Hopewell is a 4-year-old school with 2,200 students. Just across town at North Mecklenburg High, 3,000 students are expected next year, creating the largest public school in the state. "We didn't expect the overcrowding, the trailers in the back, the violence and the lockdowns," said Lisa Blackmon, who moved to the area three years ago from Shelby. She hoped that Hopewell High would be a better school for her teenage daughter.
Blackmon's daughter, who asked that her name be withheld, said she has been threatened by other students and is scared for her safety while at school. "When you move to an area, you should be comfortable with your kids going to school and not feel threatened for their lives," Blackmon said.
Another frustrated parent has launched the Web site DumpCMS.com, calling for a secession from the district. The page designer claims more than 3,000 people visit the site every day...
CMS officials refused to comment on the movement, but a spokesperson said the district is working on addressing the concerns of the North Mecklenburg parents.
Here's the spot where parents can talk about the good, bad, and ugly of CMS. There are also links to articles about the issues and problems with CMS, like this one in indy newspaper Creative Loafing:
To understand what's going on here, you've got to go back to the school system's defeat in the Swann lawsuit[in 1999]. The educrats who run CMS have never gotten over their bitter loss in that case, and for years the resentment simmered at the Education Center. As I've opined before, since they could no longer legally bus kids to achieve racial balance in our schools, they immediately set out to overbuild schools in and around the center of the county while they let suburban ones overflow, setting the stage for the day they'd cap enrollment and begin to force white kids back into schools closer to the center of the county and African-American and Hispanic kids out to the suburbs.

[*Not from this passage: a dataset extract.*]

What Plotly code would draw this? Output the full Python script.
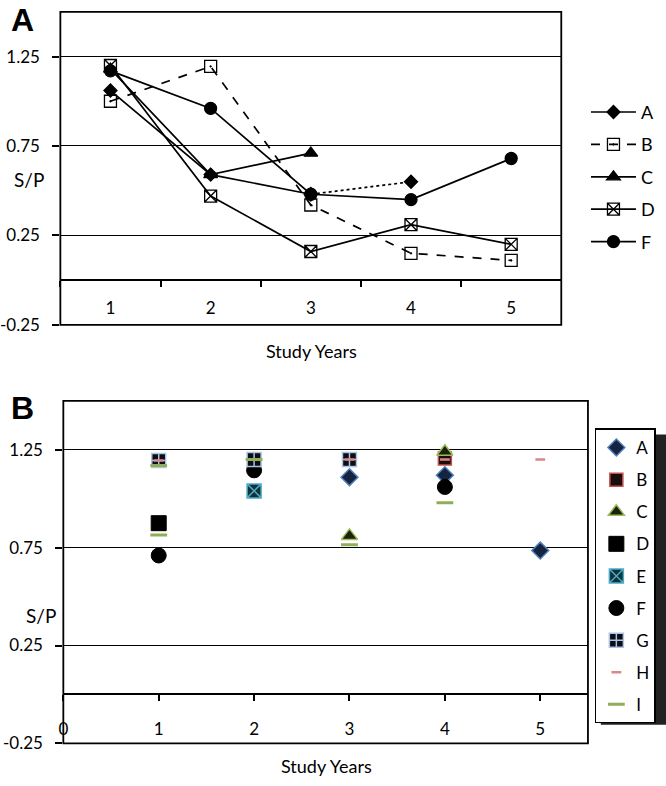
import plotly.graph_objects as go

# ---------------- Panel A data ----------------
years_cat = ["1", "2", "3", "4", "5"]
a_years = ["1", "2", "3"]
a_vals = [1.06, 0.59, 0.48]
a_dot_years = ["3", "4"]
a_dot_vals = [0.48, 0.55]
b_vals = [1.00, 1.195, 0.42, 0.15, 0.11]
c_years = ["1", "2", "3"]
c_vals = [1.18, 0.59, 0.71]
d_vals = [1.20, 0.47, 0.16, 0.31, 0.20]
f_vals = [1.17, 0.96, 0.48, 0.45, 0.68]

# ---------------- Panel B data ----------------
bA_x = [3, 4, 5];        bA_y = [1.11, 1.12, 0.735]
bB_x = [4];              bB_y = [1.205]
bC_x = [3, 4];           bC_y = [0.81, 1.24]
bD_x = [1];              bD_y = [0.875]
bE_x = [2];              bE_y = [1.04]
bF_x = [1, 2, 4];        bF_y = [0.71, 1.145, 1.06]
bG_x = [1, 2, 3];        bG_y = [1.195, 1.20, 1.20]
bH_x = [1, 3, 4, 5];     bH_y = [1.195, 1.20, 1.20, 1.20]
bI_x = [1, 1, 2, 3, 4];  bI_y = [1.17, 0.815, 1.20, 0.765, 0.98]

y_ticks = [-0.25, 0.25, 0.75, 1.25]
y_ticktext = ["-0.25", "0.25", "0.75", "1.25"]

FONT = "Lato, Open Sans, sans-serif"
fig = go.Figure()

# Panel A traces
lw = 1.7
def lineA(name, x, y, symbol, size, dash="solid", show=True, group=None):
    fig.add_trace(go.Scatter(
        x=x, y=y, name=name, mode="lines+markers",
        line=dict(color="black", width=lw, dash=dash),
        marker=dict(symbol=symbol, size=size, color="black",
                    line=dict(color="black", width=1.3)),
        xaxis="x", yaxis="y", legend="legend", showlegend=show,
        legendgroup=group or name,
    ))

lineA("A", a_years, a_vals, "diamond", 10)
lineA("B", years_cat, b_vals, "square-open-dot", 12, dash="dash")
lineA("C", c_years, c_vals, "triangle-up", 12)
lineA("D", years_cat, d_vals, "square-x-open", 12)
lineA("F", years_cat, f_vals, "circle", 12)
lineA("A", a_dot_years, a_dot_vals, "diamond", 10, dash="dot", show=False, group="A")

# Panel B traces
def ptB(name, x, y, symbol, size, fill, lc, lwid):
    fig.add_trace(go.Scatter(
        x=x, y=y, name=name, mode="markers",
        marker=dict(symbol=symbol, size=size, color=fill,
                    line=dict(color=lc, width=lwid)),
        xaxis="x2", yaxis="y2", legend="legend2", legendgroup="B" + name,
    ))

ptB("A", bA_x, bA_y, "diamond", 13, "#16243f", "#4f81bd", 1.5)
ptB("B", bB_x, bB_y, "square", 13, "#1a0d0d", "#c0504d", 1.5)
ptB("C", bC_x, bC_y, "triangle-up", 14, "#1b2210", "#9bbb59", 1.5)
ptB("D", bD_x, bD_y, "square", 15, "black", "black", 1)
ptB("E", bE_x, bE_y, "square-x", 14, "#12313a", "#4bacc6", 1.5)
ptB("F", bF_x, bF_y, "circle", 15, "black", "black", 1)
ptB("G", bG_x, bG_y, "square-cross", 14, "#0d0d12", "#a9c4e4", 1.5)
ptB("H", bH_x, bH_y, "line-ew", 7, "#d9888a", "#d9888a", 2.5)
ptB("I", bI_x, bI_y, "line-ew", 12, "#7f9a4a", "#8fae5a", 3)

# Geometry (paper fractions)
W, H = 666, 786
ax_A = dict(x0=53 / W, x1=560 / W, y0=1 - 329 / H, y1=1 - 12 / H)
ax_B = dict(x0=56 / W, x1=587 / W, y0=1 - 753 / H, y1=1 - 406 / H)
frac0 = 0.25 / 1.75

tickfont = dict(family=FONT, size=17, color="black")

common_x = dict(showline=True, linecolor="black", linewidth=1.5,
                ticks="outside", ticklen=6, tickcolor="black", tickwidth=1.5,
                showgrid=False, tickfont=tickfont, zeroline=False,
                ticklabelstandoff=13)
common_y = dict(range=[-0.25, 1.5], tickvals=y_ticks, ticktext=y_ticktext,
                showgrid=True, gridcolor="black", gridwidth=1.3,
                ticks="outside", ticklen=7, tickcolor="black", tickwidth=1.5,
                showline=False, zeroline=False, tickfont=tickfont,
                ticklabelstandoff=9)

fig.update_layout(
    width=W, height=H,
    margin=dict(l=0, r=0, t=0, b=0),
    paper_bgcolor="white", plot_bgcolor="white",
    font=dict(family=FONT, color="black"),
    xaxis=dict(
        domain=[ax_A["x0"], ax_A["x1"]], type="category",
        categoryorder="array", categoryarray=years_cat,
        range=[-0.5, 4.5], tickson="boundaries",
        anchor="free", position=ax_A["y0"] + frac0 * (ax_A["y1"] - ax_A["y0"]),
        **common_x,
    ),
    yaxis=dict(domain=[ax_A["y0"], ax_A["y1"]], anchor="x", **common_y),
    xaxis2=dict(
        domain=[ax_B["x0"], ax_B["x1"]],
        range=[0, 5.5], tickvals=[0, 1, 2, 3, 4, 5],
        anchor="free", position=ax_B["y0"] + frac0 * (ax_B["y1"] - ax_B["y0"]),
        **common_x,
    ),
    yaxis2=dict(domain=[ax_B["y0"], ax_B["y1"]], anchor="x2", **common_y),
    legend=dict(
        x=585 / W, y=1 - 95 / H, xanchor="left", yanchor="top",
        bgcolor="rgba(0,0,0,0)", borderwidth=0,
        font=dict(family=FONT, size=18, color="black"),
        itemwidth=45, tracegroupgap=6,
    ),
    legend2=dict(
        x=594 / W, y=1 - 434 / H, xanchor="left", yanchor="top",
        bgcolor="white", bordercolor="black", borderwidth=1.5,
        font=dict(family=FONT, size=17, color="black"),
        itemwidth=30, tracegroupgap=7,
    ),
    showlegend=True,
)

# frames
for ax in (ax_A, ax_B):
    fig.add_shape(type="rect", xref="paper", yref="paper",
                  x0=ax["x0"], x1=ax["x1"], y0=ax["y0"], y1=ax["y1"],
                  line=dict(color="black", width=1.8), layer="above")

# shadow for legend B
fig.add_shape(type="rect", xref="paper", yref="paper",
              x0=600 / W, x1=666 / W, y0=1 - 734 / H, y1=1 - 440 / H,
              fillcolor="#222222", line=dict(width=0), layer="below")

annots = [
    dict(text="<b>A</b>", x=1 / W, y=1 - 0 / H, xanchor="left", yanchor="top",
         font=dict(family="Liberation Sans, Arial", size=32)),
    dict(text="<b>B</b>", x=1 / W, y=1 - 393 / H, xanchor="left", yanchor="top",
         font=dict(family="Liberation Sans, Arial", size=32)),
    dict(text="S/P", x=21 / W, y=1 - 182 / H, xanchor="center", yanchor="middle",
         font=dict(family=FONT, size=19)),
    dict(text="S/P", x=33 / W, y=1 - 623 / H, xanchor="center", yanchor="middle",
         font=dict(family=FONT, size=19)),
    dict(text="Study Years", x=307 / W, y=1 - 356 / H, xanchor="center", yanchor="middle",
         font=dict(family=FONT, size=18)),
    dict(text="Study Years", x=322 / W, y=1 - 776 / H, xanchor="center", yanchor="middle",
         font=dict(family=FONT, size=18)),
]
for a in annots:
    a.update(xref="paper", yref="paper", showarrow=False)
    fig.add_annotation(**a)

fig.write_html("out.html", config={"displayModeBar": False},
               post_script="document.body.style.margin='0';")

As I correctly predicted last year, the system finally publicly announced it was studying a capping strategy last week.
The educrats genuinely believe that all education problems will be solved if the nirvana of white and minority children sitting next to each other in proper proportion in our schools is achieved. In the meantime, as they spent the last half decade and hundreds of millions of dollars on their stealth plan to desegregate the system, most of the poorest middle and high schools in the system lost 30 percent or more of their teachers year after year while the majority of students in those schools said they didn't feel safe in survey after survey. That left the neediest kids with the least experienced teachers. Though the system still flatly refuses to admit it, school safety and teacher turnover are not only related, but one drives the other.
The Devoted Reader who sent this my way said the issues have gotten little press in the Charlotte Observer so far, but that may change with another lawsuit that's in the works.